Goldman Sachs shares closed 2.23% lower at $301.01 on Friday; however, the stock rose about 15% in 2020.
Goldman Sachs Stock Price Forecast
Eleven analysts who offered stock ratings for Goldman Sachs in the last three months forecast the average price in 12 months at $312.00 with a high forecast of $407.00 and a low forecast of $225.00.
The average price target represents a 3.65% increase from the last price of $301.01. From those 11 analysts, eight rated “Buy”, two rated “Hold” and one rated “Sell”, according to Tipranks.
Morgan Stanley gave a base target price of $291 with a high of $347 under a bull scenario and $160 under the worst-case scenario. The firm currently has an “Underweight” rating on the financial services company’s stock.

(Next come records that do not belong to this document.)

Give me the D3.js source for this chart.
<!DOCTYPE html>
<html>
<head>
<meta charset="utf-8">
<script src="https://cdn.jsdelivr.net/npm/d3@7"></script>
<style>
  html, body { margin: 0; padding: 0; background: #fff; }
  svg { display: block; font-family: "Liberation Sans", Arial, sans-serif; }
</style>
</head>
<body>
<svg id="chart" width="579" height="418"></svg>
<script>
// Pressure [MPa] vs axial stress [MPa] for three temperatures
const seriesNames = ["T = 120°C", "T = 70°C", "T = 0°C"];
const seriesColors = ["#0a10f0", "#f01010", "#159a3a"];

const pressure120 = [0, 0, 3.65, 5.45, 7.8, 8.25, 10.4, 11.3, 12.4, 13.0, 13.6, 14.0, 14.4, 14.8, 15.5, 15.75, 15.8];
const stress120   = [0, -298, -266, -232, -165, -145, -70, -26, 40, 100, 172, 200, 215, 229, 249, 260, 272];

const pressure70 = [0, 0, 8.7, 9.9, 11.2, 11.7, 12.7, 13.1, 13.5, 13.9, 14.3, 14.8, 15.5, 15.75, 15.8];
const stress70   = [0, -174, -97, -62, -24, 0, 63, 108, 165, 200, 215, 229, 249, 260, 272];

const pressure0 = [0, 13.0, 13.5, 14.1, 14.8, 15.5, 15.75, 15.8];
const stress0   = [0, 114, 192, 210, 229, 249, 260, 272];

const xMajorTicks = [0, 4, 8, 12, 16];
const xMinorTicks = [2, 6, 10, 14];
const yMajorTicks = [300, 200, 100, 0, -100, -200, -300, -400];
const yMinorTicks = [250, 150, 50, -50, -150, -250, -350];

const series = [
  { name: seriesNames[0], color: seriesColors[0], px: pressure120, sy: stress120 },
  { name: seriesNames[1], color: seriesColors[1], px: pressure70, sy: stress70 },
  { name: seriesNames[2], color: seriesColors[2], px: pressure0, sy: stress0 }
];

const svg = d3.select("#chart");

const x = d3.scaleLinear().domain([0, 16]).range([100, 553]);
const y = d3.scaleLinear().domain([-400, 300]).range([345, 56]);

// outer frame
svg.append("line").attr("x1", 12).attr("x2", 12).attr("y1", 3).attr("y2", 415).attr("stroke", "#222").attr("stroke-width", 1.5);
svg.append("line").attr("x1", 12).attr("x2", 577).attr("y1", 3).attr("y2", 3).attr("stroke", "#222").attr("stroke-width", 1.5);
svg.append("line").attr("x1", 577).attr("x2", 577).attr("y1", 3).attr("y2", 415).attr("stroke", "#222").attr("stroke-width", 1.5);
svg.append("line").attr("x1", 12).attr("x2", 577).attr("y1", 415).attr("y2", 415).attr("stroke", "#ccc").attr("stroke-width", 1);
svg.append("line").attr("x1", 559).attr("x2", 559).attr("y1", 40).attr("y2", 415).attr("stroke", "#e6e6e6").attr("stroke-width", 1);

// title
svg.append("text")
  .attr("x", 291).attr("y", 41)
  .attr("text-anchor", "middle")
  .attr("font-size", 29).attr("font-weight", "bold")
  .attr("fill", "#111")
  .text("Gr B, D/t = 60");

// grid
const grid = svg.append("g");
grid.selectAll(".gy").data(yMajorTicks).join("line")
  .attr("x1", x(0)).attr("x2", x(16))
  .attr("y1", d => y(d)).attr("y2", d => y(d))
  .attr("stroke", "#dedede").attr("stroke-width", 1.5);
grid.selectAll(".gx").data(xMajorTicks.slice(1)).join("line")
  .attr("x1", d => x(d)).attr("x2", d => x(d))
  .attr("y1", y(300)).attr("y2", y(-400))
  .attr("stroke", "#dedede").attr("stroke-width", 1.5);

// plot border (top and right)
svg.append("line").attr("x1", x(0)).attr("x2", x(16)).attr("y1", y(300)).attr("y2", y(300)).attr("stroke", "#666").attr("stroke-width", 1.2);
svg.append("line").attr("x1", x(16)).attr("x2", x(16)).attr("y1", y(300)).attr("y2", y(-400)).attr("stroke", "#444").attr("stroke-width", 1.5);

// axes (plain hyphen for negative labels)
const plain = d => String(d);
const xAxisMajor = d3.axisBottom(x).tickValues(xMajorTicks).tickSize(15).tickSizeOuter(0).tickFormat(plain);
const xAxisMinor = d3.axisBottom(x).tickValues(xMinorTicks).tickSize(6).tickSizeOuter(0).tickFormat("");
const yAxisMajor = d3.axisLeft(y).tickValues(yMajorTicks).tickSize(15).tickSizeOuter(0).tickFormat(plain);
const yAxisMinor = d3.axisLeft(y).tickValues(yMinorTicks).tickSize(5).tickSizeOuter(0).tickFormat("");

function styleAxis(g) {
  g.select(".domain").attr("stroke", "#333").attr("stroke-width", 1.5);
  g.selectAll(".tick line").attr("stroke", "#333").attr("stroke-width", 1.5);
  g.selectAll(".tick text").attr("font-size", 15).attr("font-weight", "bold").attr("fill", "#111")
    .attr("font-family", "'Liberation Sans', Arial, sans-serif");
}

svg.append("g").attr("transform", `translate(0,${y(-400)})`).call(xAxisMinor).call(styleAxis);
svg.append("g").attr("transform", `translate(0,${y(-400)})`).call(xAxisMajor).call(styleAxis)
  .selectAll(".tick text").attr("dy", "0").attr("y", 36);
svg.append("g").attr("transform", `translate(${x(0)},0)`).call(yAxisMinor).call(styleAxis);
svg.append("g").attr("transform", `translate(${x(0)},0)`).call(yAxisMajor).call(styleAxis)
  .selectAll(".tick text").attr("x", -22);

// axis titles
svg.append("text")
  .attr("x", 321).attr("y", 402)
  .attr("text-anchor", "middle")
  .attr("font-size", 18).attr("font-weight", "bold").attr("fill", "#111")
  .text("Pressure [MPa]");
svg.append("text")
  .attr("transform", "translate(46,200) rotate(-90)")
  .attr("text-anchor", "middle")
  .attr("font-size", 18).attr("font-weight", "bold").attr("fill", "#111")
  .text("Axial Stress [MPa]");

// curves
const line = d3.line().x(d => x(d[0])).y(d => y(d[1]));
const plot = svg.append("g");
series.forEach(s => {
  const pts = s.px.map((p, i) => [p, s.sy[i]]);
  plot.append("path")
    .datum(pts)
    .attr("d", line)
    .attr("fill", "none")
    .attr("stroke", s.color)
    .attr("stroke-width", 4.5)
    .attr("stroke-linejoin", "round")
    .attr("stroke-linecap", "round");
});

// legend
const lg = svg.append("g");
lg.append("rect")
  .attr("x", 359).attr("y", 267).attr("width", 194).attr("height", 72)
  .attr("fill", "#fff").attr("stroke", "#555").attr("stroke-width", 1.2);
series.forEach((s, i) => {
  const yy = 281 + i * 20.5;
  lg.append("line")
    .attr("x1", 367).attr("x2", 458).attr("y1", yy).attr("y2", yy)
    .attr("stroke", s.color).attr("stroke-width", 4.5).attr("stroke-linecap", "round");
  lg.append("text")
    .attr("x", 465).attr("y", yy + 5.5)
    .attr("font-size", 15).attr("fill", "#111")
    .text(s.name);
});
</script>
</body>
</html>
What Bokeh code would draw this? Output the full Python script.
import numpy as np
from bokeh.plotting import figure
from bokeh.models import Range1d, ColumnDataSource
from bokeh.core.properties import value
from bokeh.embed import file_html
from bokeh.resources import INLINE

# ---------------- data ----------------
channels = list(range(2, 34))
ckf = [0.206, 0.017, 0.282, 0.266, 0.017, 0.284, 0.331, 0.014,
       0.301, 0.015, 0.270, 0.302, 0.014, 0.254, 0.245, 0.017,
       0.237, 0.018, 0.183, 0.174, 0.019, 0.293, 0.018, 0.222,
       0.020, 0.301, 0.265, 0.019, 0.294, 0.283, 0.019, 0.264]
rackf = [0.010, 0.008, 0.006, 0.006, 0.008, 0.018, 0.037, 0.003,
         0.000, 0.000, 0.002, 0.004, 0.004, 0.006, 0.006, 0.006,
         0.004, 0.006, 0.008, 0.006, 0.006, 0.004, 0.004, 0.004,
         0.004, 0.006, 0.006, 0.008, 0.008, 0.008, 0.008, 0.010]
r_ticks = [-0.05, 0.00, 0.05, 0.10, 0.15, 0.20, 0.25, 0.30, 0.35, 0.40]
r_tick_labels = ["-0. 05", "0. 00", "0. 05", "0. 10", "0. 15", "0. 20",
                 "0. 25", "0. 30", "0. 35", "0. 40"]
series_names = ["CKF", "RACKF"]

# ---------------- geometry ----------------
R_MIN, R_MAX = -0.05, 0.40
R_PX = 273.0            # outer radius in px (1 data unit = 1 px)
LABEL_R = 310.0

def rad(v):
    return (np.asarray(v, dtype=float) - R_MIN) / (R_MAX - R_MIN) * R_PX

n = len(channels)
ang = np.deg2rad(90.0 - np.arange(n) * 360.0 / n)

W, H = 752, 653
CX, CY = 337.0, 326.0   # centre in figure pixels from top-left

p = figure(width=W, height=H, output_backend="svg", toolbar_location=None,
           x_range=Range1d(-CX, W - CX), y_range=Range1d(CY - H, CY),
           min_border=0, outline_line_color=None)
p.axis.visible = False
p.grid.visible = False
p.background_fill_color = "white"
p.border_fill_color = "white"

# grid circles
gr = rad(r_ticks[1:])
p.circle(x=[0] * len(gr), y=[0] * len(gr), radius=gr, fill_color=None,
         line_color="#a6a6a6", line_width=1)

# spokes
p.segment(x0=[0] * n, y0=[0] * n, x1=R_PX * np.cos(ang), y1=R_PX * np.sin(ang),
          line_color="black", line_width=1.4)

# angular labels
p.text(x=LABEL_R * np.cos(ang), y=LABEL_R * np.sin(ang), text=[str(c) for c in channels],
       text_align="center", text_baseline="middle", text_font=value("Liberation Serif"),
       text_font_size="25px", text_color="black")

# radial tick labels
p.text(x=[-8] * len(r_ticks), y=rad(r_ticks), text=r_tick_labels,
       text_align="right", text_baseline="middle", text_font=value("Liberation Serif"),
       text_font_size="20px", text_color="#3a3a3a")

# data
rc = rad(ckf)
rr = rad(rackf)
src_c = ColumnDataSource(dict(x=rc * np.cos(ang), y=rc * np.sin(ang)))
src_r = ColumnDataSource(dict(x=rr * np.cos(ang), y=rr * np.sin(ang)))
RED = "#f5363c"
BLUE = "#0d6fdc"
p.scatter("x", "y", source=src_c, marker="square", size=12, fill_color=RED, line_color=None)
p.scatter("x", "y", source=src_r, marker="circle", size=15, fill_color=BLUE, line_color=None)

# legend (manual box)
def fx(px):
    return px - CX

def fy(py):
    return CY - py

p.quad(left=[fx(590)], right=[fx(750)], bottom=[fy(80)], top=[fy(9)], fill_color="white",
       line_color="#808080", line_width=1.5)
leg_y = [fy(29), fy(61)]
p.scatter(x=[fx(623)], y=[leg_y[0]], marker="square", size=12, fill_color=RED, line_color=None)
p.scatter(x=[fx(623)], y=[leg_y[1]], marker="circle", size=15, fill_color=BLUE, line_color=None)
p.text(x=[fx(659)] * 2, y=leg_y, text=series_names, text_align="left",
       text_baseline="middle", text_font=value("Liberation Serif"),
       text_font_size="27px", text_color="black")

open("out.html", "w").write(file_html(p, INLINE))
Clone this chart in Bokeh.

Several other analysts have also recently commented on the stock. BofA global research raised the stock price forecast to $345 from $270. BMO upped the target price to $306 from $289. Citigroup increased the price objective to $357 from $325. Piper Sandler raised the target price to $325 from $270. Barclays increased the price objective to $362 from $270.
“As market volatility and the urgency around capital raising activity (both equity and debt) subside in 2021, we expect total revenues decline 11% y/y from a strong 2020. We are valuing the group on normalized 2023 EPS. While we still see 15%+ upside to Goldman Sachs based on this methodology, we see even more upside elsewhere in the group, particularly in consumer finance stocks which have been under more pressure. This drives our Underweight rating,” said Betsy Graseck, equity analyst at Morgan Stanley.
“Over time, we expect Goldman Sachs can drive some multiple expansion as management executes on its multi-year strategic shift towards higher recurring revenues.”